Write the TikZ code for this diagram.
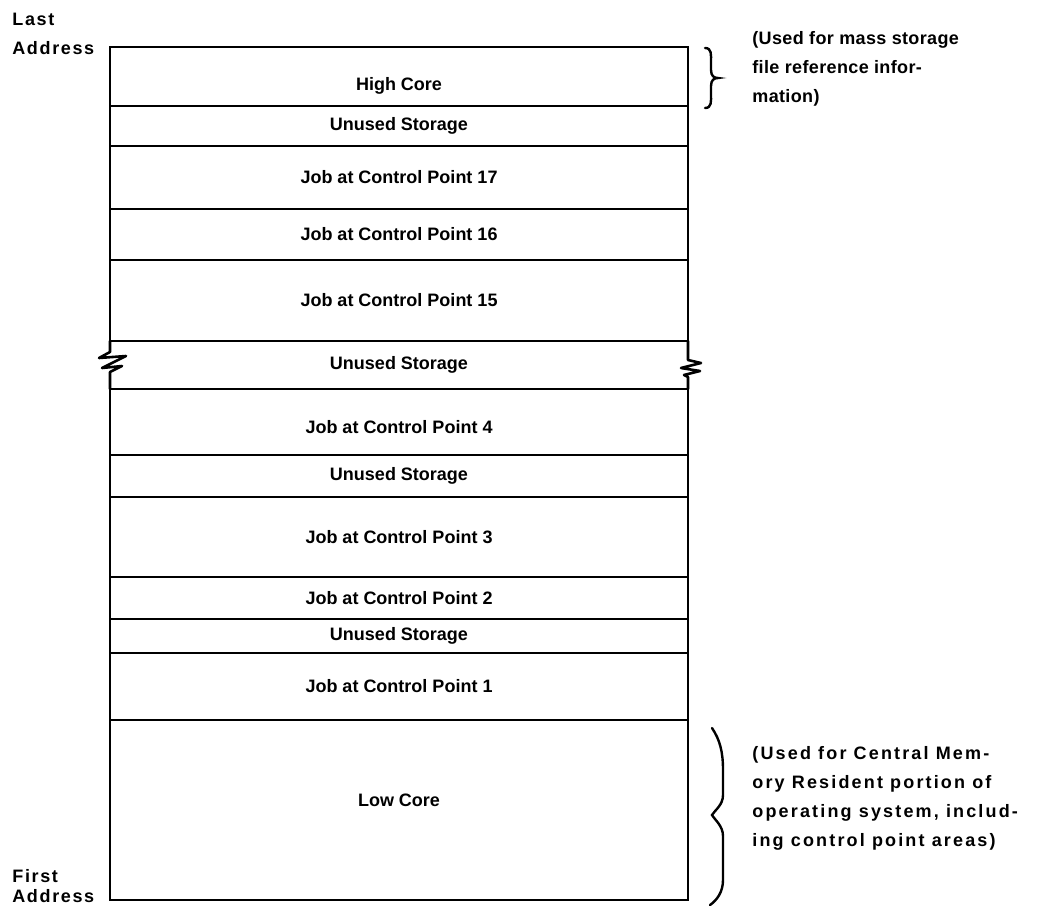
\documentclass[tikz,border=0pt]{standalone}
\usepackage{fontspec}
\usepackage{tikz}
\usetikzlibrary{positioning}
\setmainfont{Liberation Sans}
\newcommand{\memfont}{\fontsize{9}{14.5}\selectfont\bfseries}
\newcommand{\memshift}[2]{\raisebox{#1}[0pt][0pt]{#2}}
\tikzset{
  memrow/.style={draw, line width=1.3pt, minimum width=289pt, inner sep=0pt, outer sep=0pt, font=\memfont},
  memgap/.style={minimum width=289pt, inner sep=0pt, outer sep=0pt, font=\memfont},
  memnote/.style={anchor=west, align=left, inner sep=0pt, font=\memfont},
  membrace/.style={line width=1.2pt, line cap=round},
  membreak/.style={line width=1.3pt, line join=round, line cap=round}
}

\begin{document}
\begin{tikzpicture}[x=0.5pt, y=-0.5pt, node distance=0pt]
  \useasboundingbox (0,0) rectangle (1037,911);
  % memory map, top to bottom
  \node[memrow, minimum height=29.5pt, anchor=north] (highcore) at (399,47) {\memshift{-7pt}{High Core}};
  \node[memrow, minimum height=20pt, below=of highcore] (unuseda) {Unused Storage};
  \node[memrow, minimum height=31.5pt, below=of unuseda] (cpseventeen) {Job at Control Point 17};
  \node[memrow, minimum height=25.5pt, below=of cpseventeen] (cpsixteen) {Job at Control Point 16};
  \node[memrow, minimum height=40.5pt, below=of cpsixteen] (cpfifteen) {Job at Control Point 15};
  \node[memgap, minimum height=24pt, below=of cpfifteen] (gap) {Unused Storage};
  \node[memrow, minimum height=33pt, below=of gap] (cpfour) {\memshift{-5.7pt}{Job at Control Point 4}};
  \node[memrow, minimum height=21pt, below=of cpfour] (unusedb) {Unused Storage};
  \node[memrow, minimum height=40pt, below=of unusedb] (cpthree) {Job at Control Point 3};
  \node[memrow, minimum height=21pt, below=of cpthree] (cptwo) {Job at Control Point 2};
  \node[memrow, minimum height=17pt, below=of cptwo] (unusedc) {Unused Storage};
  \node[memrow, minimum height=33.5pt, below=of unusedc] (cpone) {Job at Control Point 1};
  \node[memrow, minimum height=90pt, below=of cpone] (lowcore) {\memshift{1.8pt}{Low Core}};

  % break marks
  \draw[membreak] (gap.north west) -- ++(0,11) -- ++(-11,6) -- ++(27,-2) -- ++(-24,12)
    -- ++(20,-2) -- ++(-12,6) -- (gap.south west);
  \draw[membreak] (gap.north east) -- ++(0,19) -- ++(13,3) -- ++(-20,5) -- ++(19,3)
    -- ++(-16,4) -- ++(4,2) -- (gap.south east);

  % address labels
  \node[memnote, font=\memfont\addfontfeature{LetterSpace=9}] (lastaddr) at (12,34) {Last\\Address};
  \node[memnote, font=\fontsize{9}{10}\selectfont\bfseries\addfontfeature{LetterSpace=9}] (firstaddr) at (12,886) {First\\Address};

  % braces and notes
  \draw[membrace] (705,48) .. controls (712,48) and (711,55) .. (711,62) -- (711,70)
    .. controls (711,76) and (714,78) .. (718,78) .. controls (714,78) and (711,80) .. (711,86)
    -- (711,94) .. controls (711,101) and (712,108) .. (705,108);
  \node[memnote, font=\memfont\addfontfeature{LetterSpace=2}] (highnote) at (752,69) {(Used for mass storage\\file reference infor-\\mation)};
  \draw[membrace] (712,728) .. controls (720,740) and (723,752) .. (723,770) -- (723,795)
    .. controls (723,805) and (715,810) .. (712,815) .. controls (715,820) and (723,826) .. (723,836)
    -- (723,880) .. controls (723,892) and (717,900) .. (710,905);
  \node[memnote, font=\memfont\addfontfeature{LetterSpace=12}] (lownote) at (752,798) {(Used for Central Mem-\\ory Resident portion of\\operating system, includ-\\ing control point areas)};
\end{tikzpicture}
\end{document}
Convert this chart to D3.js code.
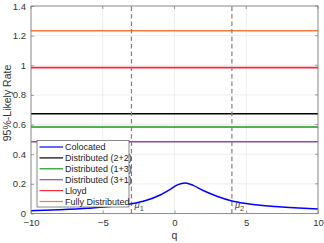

What you should do — The entries above are to be returned exactly, without their pictures.

Task result —
Write the TikZ code for this diagram.
\documentclass[tikz,border=0pt]{standalone}
\usepackage{fontspec}
\usepackage{tikz}
\usetikzlibrary{positioning}
\setmainfont{Liberation Sans}
\newcommand{\memfont}{\fontsize{9}{14.5}\selectfont\bfseries}
\newcommand{\memshift}[2]{\raisebox{#1}[0pt][0pt]{#2}}
\tikzset{
  memrow/.style={draw, line width=1.3pt, minimum width=289pt, inner sep=0pt, outer sep=0pt, font=\memfont},
  memgap/.style={minimum width=289pt, inner sep=0pt, outer sep=0pt, font=\memfont},
  memnote/.style={anchor=west, align=left, inner sep=0pt, font=\memfont},
  membrace/.style={line width=1.2pt, line cap=round},
  membreak/.style={line width=1.3pt, line join=round, line cap=round}
}

\begin{document}
\begin{tikzpicture}[x=0.5pt, y=-0.5pt, node distance=0pt]
  \useasboundingbox (0,0) rectangle (1037,911);
  % memory map, top to bottom
  \node[memrow, minimum height=29.5pt, anchor=north] (highcore) at (399,47) {\memshift{-7pt}{High Core}};
  \node[memrow, minimum height=20pt, below=of highcore] (unuseda) {Unused Storage};
  \node[memrow, minimum height=31.5pt, below=of unuseda] (cpseventeen) {Job at Control Point 17};
  \node[memrow, minimum height=25.5pt, below=of cpseventeen] (cpsixteen) {Job at Control Point 16};
  \node[memrow, minimum height=40.5pt, below=of cpsixteen] (cpfifteen) {Job at Control Point 15};
  \node[memgap, minimum height=24pt, below=of cpfifteen] (gap) {Unused Storage};
  \node[memrow, minimum height=33pt, below=of gap] (cpfour) {\memshift{-5.7pt}{Job at Control Point 4}};
  \node[memrow, minimum height=21pt, below=of cpfour] (unusedb) {Unused Storage};
  \node[memrow, minimum height=40pt, below=of unusedb] (cpthree) {Job at Control Point 3};
  \node[memrow, minimum height=21pt, below=of cpthree] (cptwo) {Job at Control Point 2};
  \node[memrow, minimum height=17pt, below=of cptwo] (unusedc) {Unused Storage};
  \node[memrow, minimum height=33.5pt, below=of unusedc] (cpone) {Job at Control Point 1};
  \node[memrow, minimum height=90pt, below=of cpone] (lowcore) {\memshift{1.8pt}{Low Core}};

  % break marks
  \draw[membreak] (gap.north west) -- ++(0,11) -- ++(-11,6) -- ++(27,-2) -- ++(-24,12)
    -- ++(20,-2) -- ++(-12,6) -- (gap.south west);
  \draw[membreak] (gap.north east) -- ++(0,19) -- ++(13,3) -- ++(-20,5) -- ++(19,3)
    -- ++(-16,4) -- ++(4,2) -- (gap.south east);

  % address labels
  \node[memnote, font=\memfont\addfontfeature{LetterSpace=9}] (lastaddr) at (12,34) {Last\\Address};
  \node[memnote, font=\fontsize{9}{10}\selectfont\bfseries\addfontfeature{LetterSpace=9}] (firstaddr) at (12,886) {First\\Address};

  % braces and notes
  \draw[membrace] (705,48) .. controls (712,48) and (711,55) .. (711,62) -- (711,70)
    .. controls (711,76) and (714,78) .. (718,78) .. controls (714,78) and (711,80) .. (711,86)
    -- (711,94) .. controls (711,101) and (712,108) .. (705,108);
  \node[memnote, font=\memfont\addfontfeature{LetterSpace=2}] (highnote) at (752,69) {(Used for mass storage\\file reference infor-\\mation)};
  \draw[membrace] (712,728) .. controls (720,740) and (723,752) .. (723,770) -- (723,795)
    .. controls (723,805) and (715,810) .. (712,815) .. controls (715,820) and (723,826) .. (723,836)
    -- (723,880) .. controls (723,892) and (717,900) .. (710,905);
  \node[memnote, font=\memfont\addfontfeature{LetterSpace=12}] (lownote) at (752,798) {(Used for Central Mem-\\ory Resident portion of\\operating system, includ-\\ing control point areas)};
\end{tikzpicture}
\end{document}
Convert this chart to D3.js code.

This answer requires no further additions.